§ EXERCISE PROMPT:
Copy the material that follows word for word and omit its pictures.

§ MATERIAL PROVIDED:
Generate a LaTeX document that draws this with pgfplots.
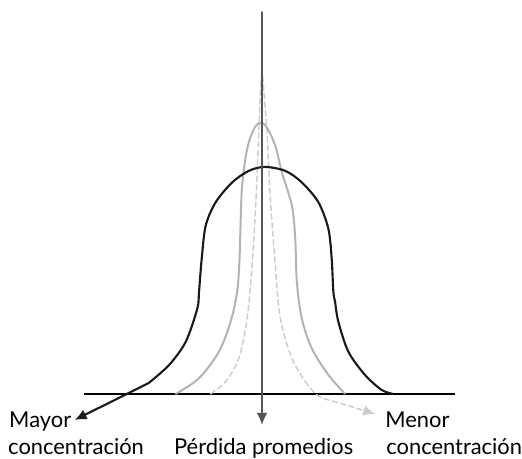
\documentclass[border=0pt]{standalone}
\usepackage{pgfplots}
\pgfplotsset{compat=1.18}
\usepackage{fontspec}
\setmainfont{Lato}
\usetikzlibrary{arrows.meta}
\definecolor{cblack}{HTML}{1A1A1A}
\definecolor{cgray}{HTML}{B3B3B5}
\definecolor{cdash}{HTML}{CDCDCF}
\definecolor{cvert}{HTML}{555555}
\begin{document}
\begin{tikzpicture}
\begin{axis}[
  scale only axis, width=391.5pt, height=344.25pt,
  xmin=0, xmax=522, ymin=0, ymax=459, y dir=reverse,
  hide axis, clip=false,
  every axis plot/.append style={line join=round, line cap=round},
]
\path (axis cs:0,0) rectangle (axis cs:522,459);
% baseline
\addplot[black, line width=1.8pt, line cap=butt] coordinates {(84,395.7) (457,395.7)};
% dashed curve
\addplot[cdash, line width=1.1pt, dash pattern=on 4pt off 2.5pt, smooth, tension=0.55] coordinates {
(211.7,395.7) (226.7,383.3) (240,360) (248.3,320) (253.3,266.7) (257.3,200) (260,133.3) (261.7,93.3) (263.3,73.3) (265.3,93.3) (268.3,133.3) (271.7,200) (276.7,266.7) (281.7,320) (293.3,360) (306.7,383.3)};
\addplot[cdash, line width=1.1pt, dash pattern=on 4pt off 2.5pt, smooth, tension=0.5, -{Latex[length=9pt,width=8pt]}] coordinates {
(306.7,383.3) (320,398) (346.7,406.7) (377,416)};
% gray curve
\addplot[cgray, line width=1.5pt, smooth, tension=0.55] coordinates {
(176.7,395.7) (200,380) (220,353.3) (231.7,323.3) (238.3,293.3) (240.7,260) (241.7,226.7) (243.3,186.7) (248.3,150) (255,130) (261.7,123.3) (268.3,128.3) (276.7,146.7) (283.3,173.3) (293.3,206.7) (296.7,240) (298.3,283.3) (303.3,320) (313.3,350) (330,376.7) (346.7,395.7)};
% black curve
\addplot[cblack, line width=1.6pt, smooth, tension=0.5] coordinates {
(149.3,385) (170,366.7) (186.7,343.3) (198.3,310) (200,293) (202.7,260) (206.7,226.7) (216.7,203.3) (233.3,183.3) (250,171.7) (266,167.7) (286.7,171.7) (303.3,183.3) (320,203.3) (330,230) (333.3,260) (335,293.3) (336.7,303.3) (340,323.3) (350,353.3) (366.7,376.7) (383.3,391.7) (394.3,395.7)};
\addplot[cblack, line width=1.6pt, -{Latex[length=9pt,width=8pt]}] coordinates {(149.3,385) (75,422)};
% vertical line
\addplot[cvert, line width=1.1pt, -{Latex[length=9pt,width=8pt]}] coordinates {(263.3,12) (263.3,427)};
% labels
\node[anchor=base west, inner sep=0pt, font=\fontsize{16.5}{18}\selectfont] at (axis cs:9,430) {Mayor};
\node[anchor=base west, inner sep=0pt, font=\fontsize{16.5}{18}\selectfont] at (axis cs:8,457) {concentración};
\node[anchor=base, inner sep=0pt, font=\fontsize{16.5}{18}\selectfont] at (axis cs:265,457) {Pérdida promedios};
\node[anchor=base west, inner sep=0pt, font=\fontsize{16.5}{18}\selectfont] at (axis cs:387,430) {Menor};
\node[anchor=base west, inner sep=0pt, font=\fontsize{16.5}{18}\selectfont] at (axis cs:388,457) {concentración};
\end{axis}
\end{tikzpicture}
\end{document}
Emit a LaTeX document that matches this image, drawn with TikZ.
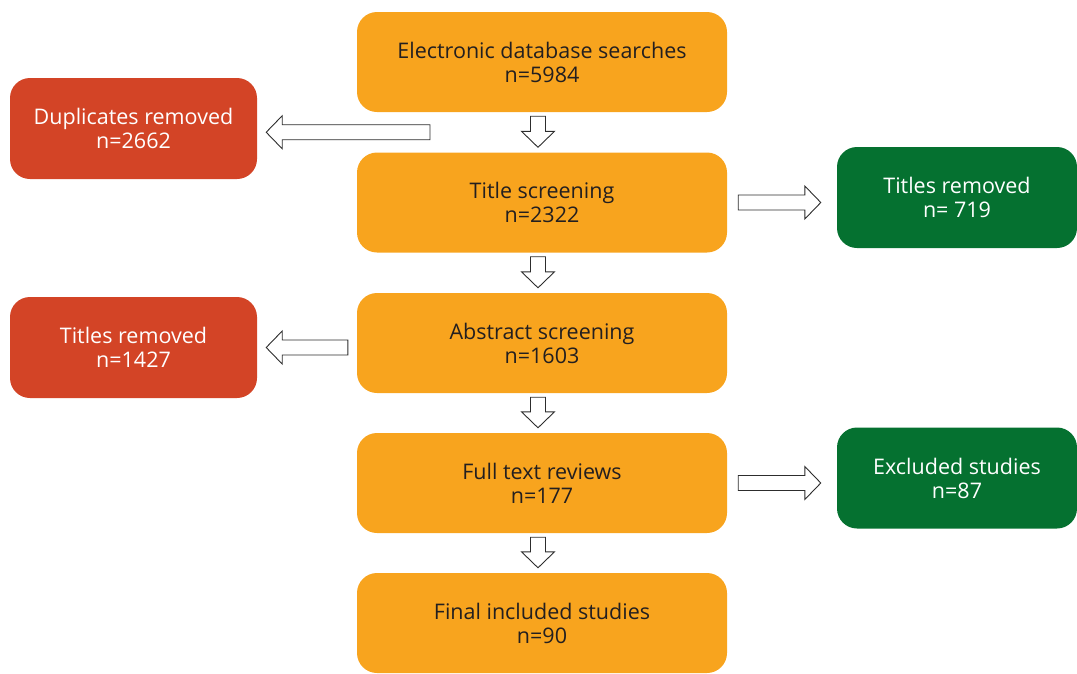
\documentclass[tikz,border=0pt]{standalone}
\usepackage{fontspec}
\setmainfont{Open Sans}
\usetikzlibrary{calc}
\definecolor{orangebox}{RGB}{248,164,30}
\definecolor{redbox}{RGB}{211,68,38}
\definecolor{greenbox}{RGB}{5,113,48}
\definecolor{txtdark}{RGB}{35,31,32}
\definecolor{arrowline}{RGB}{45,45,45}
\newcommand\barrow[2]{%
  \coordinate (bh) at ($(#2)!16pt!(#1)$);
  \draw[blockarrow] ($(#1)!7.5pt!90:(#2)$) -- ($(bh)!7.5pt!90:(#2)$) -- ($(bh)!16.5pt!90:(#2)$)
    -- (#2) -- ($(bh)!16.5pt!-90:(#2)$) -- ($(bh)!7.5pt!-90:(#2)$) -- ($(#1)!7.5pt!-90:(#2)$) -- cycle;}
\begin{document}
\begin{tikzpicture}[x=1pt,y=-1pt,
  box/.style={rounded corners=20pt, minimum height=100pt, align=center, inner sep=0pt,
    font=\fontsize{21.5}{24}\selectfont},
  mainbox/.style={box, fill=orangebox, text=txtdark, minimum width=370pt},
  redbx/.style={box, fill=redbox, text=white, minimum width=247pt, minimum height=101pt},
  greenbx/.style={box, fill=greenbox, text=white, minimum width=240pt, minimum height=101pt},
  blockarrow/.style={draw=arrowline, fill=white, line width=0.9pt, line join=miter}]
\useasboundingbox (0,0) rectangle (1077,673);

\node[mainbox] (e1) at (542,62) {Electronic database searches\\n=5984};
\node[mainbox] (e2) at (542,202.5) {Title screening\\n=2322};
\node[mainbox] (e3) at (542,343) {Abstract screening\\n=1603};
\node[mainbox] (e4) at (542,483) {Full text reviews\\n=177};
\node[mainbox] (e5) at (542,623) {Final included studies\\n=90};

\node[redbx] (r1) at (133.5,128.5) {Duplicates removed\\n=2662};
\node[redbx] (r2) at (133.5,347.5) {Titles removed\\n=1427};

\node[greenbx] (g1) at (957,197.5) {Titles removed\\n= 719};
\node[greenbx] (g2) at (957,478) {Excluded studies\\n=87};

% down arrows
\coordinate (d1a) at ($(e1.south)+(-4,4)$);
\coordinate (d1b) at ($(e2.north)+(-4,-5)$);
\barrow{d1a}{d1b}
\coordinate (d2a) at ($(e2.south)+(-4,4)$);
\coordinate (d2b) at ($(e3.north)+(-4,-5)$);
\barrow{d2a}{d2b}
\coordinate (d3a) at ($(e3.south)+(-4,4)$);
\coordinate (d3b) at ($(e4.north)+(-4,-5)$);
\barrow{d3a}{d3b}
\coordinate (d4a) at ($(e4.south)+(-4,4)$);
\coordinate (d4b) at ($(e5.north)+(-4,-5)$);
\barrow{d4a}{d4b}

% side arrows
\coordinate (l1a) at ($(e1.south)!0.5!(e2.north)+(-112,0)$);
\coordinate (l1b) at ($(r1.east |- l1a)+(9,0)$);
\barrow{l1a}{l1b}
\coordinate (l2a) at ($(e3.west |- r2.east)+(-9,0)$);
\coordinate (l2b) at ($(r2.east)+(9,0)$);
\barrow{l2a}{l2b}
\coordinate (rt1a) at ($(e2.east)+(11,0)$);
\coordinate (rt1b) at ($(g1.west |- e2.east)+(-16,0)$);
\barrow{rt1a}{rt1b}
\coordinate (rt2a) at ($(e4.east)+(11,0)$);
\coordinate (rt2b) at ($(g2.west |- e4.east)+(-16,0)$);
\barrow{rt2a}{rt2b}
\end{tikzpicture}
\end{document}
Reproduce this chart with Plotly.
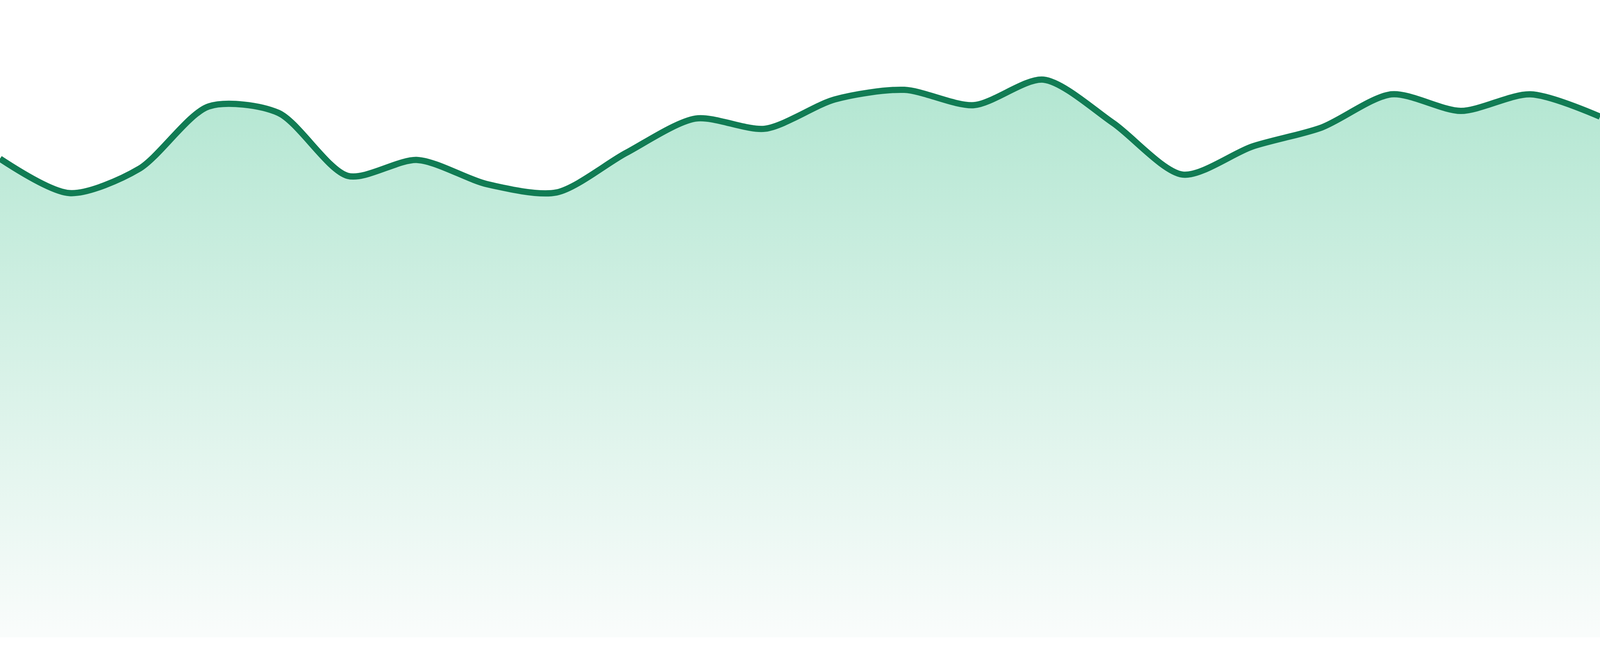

§ EXERCISE RESPONSE:
Generate a LaTeX document that draws this with pgfplots.
\documentclass[border=0pt]{standalone}
\usepackage{pgfplots}
\pgfplotsset{compat=1.18}
\usepackage{fontspec}
\setmainfont{Lato}
\usetikzlibrary{arrows.meta}
\definecolor{cblack}{HTML}{1A1A1A}
\definecolor{cgray}{HTML}{B3B3B5}
\definecolor{cdash}{HTML}{CDCDCF}
\definecolor{cvert}{HTML}{555555}
\begin{document}
\begin{tikzpicture}
\begin{axis}[
  scale only axis, width=391.5pt, height=344.25pt,
  xmin=0, xmax=522, ymin=0, ymax=459, y dir=reverse,
  hide axis, clip=false,
  every axis plot/.append style={line join=round, line cap=round},
]
\path (axis cs:0,0) rectangle (axis cs:522,459);
% baseline
\addplot[black, line width=1.8pt, line cap=butt] coordinates {(84,395.7) (457,395.7)};
% dashed curve
\addplot[cdash, line width=1.1pt, dash pattern=on 4pt off 2.5pt, smooth, tension=0.55] coordinates {
(211.7,395.7) (226.7,383.3) (240,360) (248.3,320) (253.3,266.7) (257.3,200) (260,133.3) (261.7,93.3) (263.3,73.3) (265.3,93.3) (268.3,133.3) (271.7,200) (276.7,266.7) (281.7,320) (293.3,360) (306.7,383.3)};
\addplot[cdash, line width=1.1pt, dash pattern=on 4pt off 2.5pt, smooth, tension=0.5, -{Latex[length=9pt,width=8pt]}] coordinates {
(306.7,383.3) (320,398) (346.7,406.7) (377,416)};
% gray curve
\addplot[cgray, line width=1.5pt, smooth, tension=0.55] coordinates {
(176.7,395.7) (200,380) (220,353.3) (231.7,323.3) (238.3,293.3) (240.7,260) (241.7,226.7) (243.3,186.7) (248.3,150) (255,130) (261.7,123.3) (268.3,128.3) (276.7,146.7) (283.3,173.3) (293.3,206.7) (296.7,240) (298.3,283.3) (303.3,320) (313.3,350) (330,376.7) (346.7,395.7)};
% black curve
\addplot[cblack, line width=1.6pt, smooth, tension=0.5] coordinates {
(149.3,385) (170,366.7) (186.7,343.3) (198.3,310) (200,293) (202.7,260) (206.7,226.7) (216.7,203.3) (233.3,183.3) (250,171.7) (266,167.7) (286.7,171.7) (303.3,183.3) (320,203.3) (330,230) (333.3,260) (335,293.3) (336.7,303.3) (340,323.3) (350,353.3) (366.7,376.7) (383.3,391.7) (394.3,395.7)};
\addplot[cblack, line width=1.6pt, -{Latex[length=9pt,width=8pt]}] coordinates {(149.3,385) (75,422)};
% vertical line
\addplot[cvert, line width=1.1pt, -{Latex[length=9pt,width=8pt]}] coordinates {(263.3,12) (263.3,427)};
% labels
\node[anchor=base west, inner sep=0pt, font=\fontsize{16.5}{18}\selectfont] at (axis cs:9,430) {Mayor};
\node[anchor=base west, inner sep=0pt, font=\fontsize{16.5}{18}\selectfont] at (axis cs:8,457) {concentración};
\node[anchor=base, inner sep=0pt, font=\fontsize{16.5}{18}\selectfont] at (axis cs:265,457) {Pérdida promedios};
\node[anchor=base west, inner sep=0pt, font=\fontsize{16.5}{18}\selectfont] at (axis cs:387,430) {Menor};
\node[anchor=base west, inner sep=0pt, font=\fontsize{16.5}{18}\selectfont] at (axis cs:388,457) {concentración};
\end{axis}
\end{tikzpicture}
\end{document}
Emit a LaTeX document that matches this image, drawn with TikZ.
\documentclass[tikz,border=0pt]{standalone}
\usepackage{fontspec}
\setmainfont{Open Sans}
\usetikzlibrary{calc}
\definecolor{orangebox}{RGB}{248,164,30}
\definecolor{redbox}{RGB}{211,68,38}
\definecolor{greenbox}{RGB}{5,113,48}
\definecolor{txtdark}{RGB}{35,31,32}
\definecolor{arrowline}{RGB}{45,45,45}
\newcommand\barrow[2]{%
  \coordinate (bh) at ($(#2)!16pt!(#1)$);
  \draw[blockarrow] ($(#1)!7.5pt!90:(#2)$) -- ($(bh)!7.5pt!90:(#2)$) -- ($(bh)!16.5pt!90:(#2)$)
    -- (#2) -- ($(bh)!16.5pt!-90:(#2)$) -- ($(bh)!7.5pt!-90:(#2)$) -- ($(#1)!7.5pt!-90:(#2)$) -- cycle;}
\begin{document}
\begin{tikzpicture}[x=1pt,y=-1pt,
  box/.style={rounded corners=20pt, minimum height=100pt, align=center, inner sep=0pt,
    font=\fontsize{21.5}{24}\selectfont},
  mainbox/.style={box, fill=orangebox, text=txtdark, minimum width=370pt},
  redbx/.style={box, fill=redbox, text=white, minimum width=247pt, minimum height=101pt},
  greenbx/.style={box, fill=greenbox, text=white, minimum width=240pt, minimum height=101pt},
  blockarrow/.style={draw=arrowline, fill=white, line width=0.9pt, line join=miter}]
\useasboundingbox (0,0) rectangle (1077,673);

\node[mainbox] (e1) at (542,62) {Electronic database searches\\n=5984};
\node[mainbox] (e2) at (542,202.5) {Title screening\\n=2322};
\node[mainbox] (e3) at (542,343) {Abstract screening\\n=1603};
\node[mainbox] (e4) at (542,483) {Full text reviews\\n=177};
\node[mainbox] (e5) at (542,623) {Final included studies\\n=90};

\node[redbx] (r1) at (133.5,128.5) {Duplicates removed\\n=2662};
\node[redbx] (r2) at (133.5,347.5) {Titles removed\\n=1427};

\node[greenbx] (g1) at (957,197.5) {Titles removed\\n= 719};
\node[greenbx] (g2) at (957,478) {Excluded studies\\n=87};

% down arrows
\coordinate (d1a) at ($(e1.south)+(-4,4)$);
\coordinate (d1b) at ($(e2.north)+(-4,-5)$);
\barrow{d1a}{d1b}
\coordinate (d2a) at ($(e2.south)+(-4,4)$);
\coordinate (d2b) at ($(e3.north)+(-4,-5)$);
\barrow{d2a}{d2b}
\coordinate (d3a) at ($(e3.south)+(-4,4)$);
\coordinate (d3b) at ($(e4.north)+(-4,-5)$);
\barrow{d3a}{d3b}
\coordinate (d4a) at ($(e4.south)+(-4,4)$);
\coordinate (d4b) at ($(e5.north)+(-4,-5)$);
\barrow{d4a}{d4b}

% side arrows
\coordinate (l1a) at ($(e1.south)!0.5!(e2.north)+(-112,0)$);
\coordinate (l1b) at ($(r1.east |- l1a)+(9,0)$);
\barrow{l1a}{l1b}
\coordinate (l2a) at ($(e3.west |- r2.east)+(-9,0)$);
\coordinate (l2b) at ($(r2.east)+(9,0)$);
\barrow{l2a}{l2b}
\coordinate (rt1a) at ($(e2.east)+(11,0)$);
\coordinate (rt1b) at ($(g1.west |- e2.east)+(-16,0)$);
\barrow{rt1a}{rt1b}
\coordinate (rt2a) at ($(e4.east)+(11,0)$);
\coordinate (rt2b) at ($(g2.west |- e4.east)+(-16,0)$);
\barrow{rt2a}{rt2b}
\end{tikzpicture}
\end{document}
Reproduce this chart with Plotly.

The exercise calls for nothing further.